Para ler ouvindo "Vamo" comer no Conchas, playlist com músicas que aparecem no texto, compostas ou interpretadas pelo do aniversariante do dia, Caetano Veloso!
Foi Juraci, essa santa mulher, que me deu o aviso. Valha, Mariana, chegou um punhado de gente, fizeram reserva, você que dê seu jeito, num vai dar pra deixar o restaurante fechado mais um dia de domingo, não.
Mariana. De certo, estava aflita, senão chamava Marianinha, se demorando nas sílabas prolongadas, como se tivesse um quadrado de doce de leite grudando e desgrudando das gengivas.
Juraci não passa frio, está mesmo coberta de razão, tenho que seguir com o combinado e abrir a birosca. Além disso, é domingo de aniversário. Parabéns. Festa grande, muita música, samba bom, caipirinha de limão cravo que tá na época, com rapadura e manjericão. Cervejas geladíssimas, em litro, garrafa de vidro antiga pros nostálgicos e Cajuína pra quem estiver sofrendo de saudade. Para tirar gosto, serviremos pratinhos com azeitonas gordas, oleosas, a verdadeira Pérola Negra.
Hoje é um dia de Sol (em leão), no meio do inverno. Hora de abrir mesinhas do lado de fora, fazer um pedido extra de gelo, engrossar caldinho de um tudo, botar água e louro no arroz e no feijão, abrir os sacos de farinha goiana. Está bem, se for assim, sim, abrimos.

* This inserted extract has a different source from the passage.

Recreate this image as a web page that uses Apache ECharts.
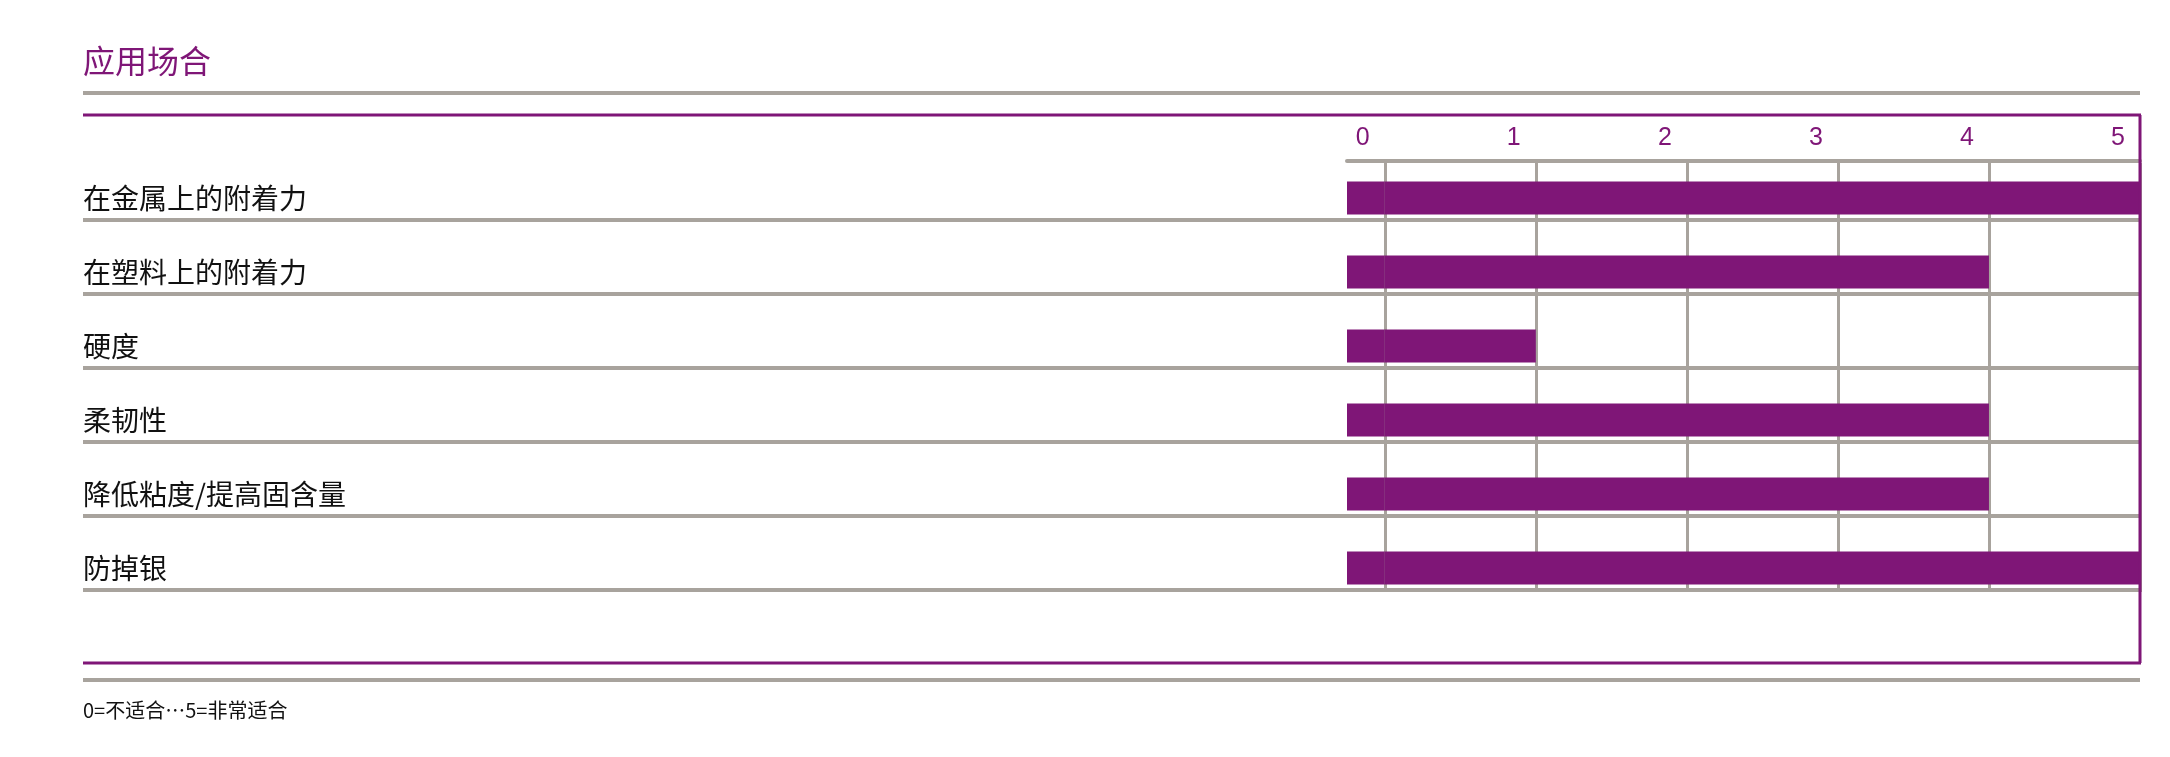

Mas e a história das formigas? Perguntou o moço do marketing. Me faço de sonsa. Formigas? Aonde, no Conchas? Dizem os gringos que nem formiga era, que era termite, primo do cupim, comedor de celulose, sim, fibra de papel, como o dos livros físicos. Percebe a ironia? O moço do marketing, pelo visto, não.
Tento brincar que a frente fria congelou todas, dou uma risada nervosa, tudo funcionando conforme o não esperado, não foi? O que é que tem agora?
Ele não se dá por convencido. Os olhos se revezam entre o relógio de onde pipocam notificações, a tela de um tablet fininho e o poderoso celular cujas câmeras lembram bocas de um fogão de acampamento.
Ele me informa que marcou reunião, de briefing, com o pessoal da agência. Mas briefing de quê? Tento ganhar tempo. Pergunto se posso seguir viagem, se Vuelo Al Sur.
Não, tem que ser presencial. Proponho se podemos nos encontrar na Cidade Maravilhosa. Ou, melhoro a oferta, e se a gente chamasse os publicitários amigos dele para comer um Vermelho frito, ali no Recôncavo Baiano, na Bahia com H. Ele nega. Você não entende nada, penso. Quem não é recôncavo e nem pode ser Reconvexo. Lugar de reunião, sabemos, é em Sampa.
E assim, pouso em Congonhas, lembro de antes. Foste um começo difícil, mesmo, ainda mais pra quem vem de outro sonho feliz de cidade.
Fazemos a reunião, cheia de gráficos e números. Queria ganhar uma balinha de canela toda vez que alguém sopra palavras como mindset, exponecial, experiência, trendsetting.
O moço quer saber como vou capitalizar as formigas. Se podemos fazer parceria com chef de comercial de margarina. Fecho a cara, certamente eles não se deram conta que sou, acima de tudo, amanteigada. Ele tenta me convencer de que o caminho passa pela criação de;
Uma linha de dólmãs com formiguinhas bordadas para cozinheiros do mundo todo;
Um romance biográfico sobre as implicações da invasão das formigas, recheado com causos da infância e receita de bolo formigueiro;
Edições pop-up do Conchas com um menu em 13 etapas com formigas amazônicas em todos os pratos;
Ponho meus cornos pra fora.Interrompo tudo ali. Não vou deixar! Que ideia. O Conchas já é um restaurante que pipoca na caixa de e-mail, abre aos domingos com equipe imaginária e serve ficções das mais diversas. Me chamam de Comunista. Quem me dera. Me mostram o tanto de matéria que saiu, me chamam por Minha Senhora e aí não aguento, e devolvo: Quem lê tanta notícia?
Eu quero ir embora, quero dar o fora. Tenho uma festa para preparar, batidinhas de coco pra servir, caldinho de sururu com coentro para aquecer. A banda, que não pode passar, porque sem samba não dá.
Vamos preparar o torresmo, bem feito, carnudo, servido aos montes, a toda gente que vier com fome, com dança no corpo, com alma. "Vamo” comer feijão, farinha, faisão, tempurá!
Afinal, é Domingo, e vamos comer Caetano!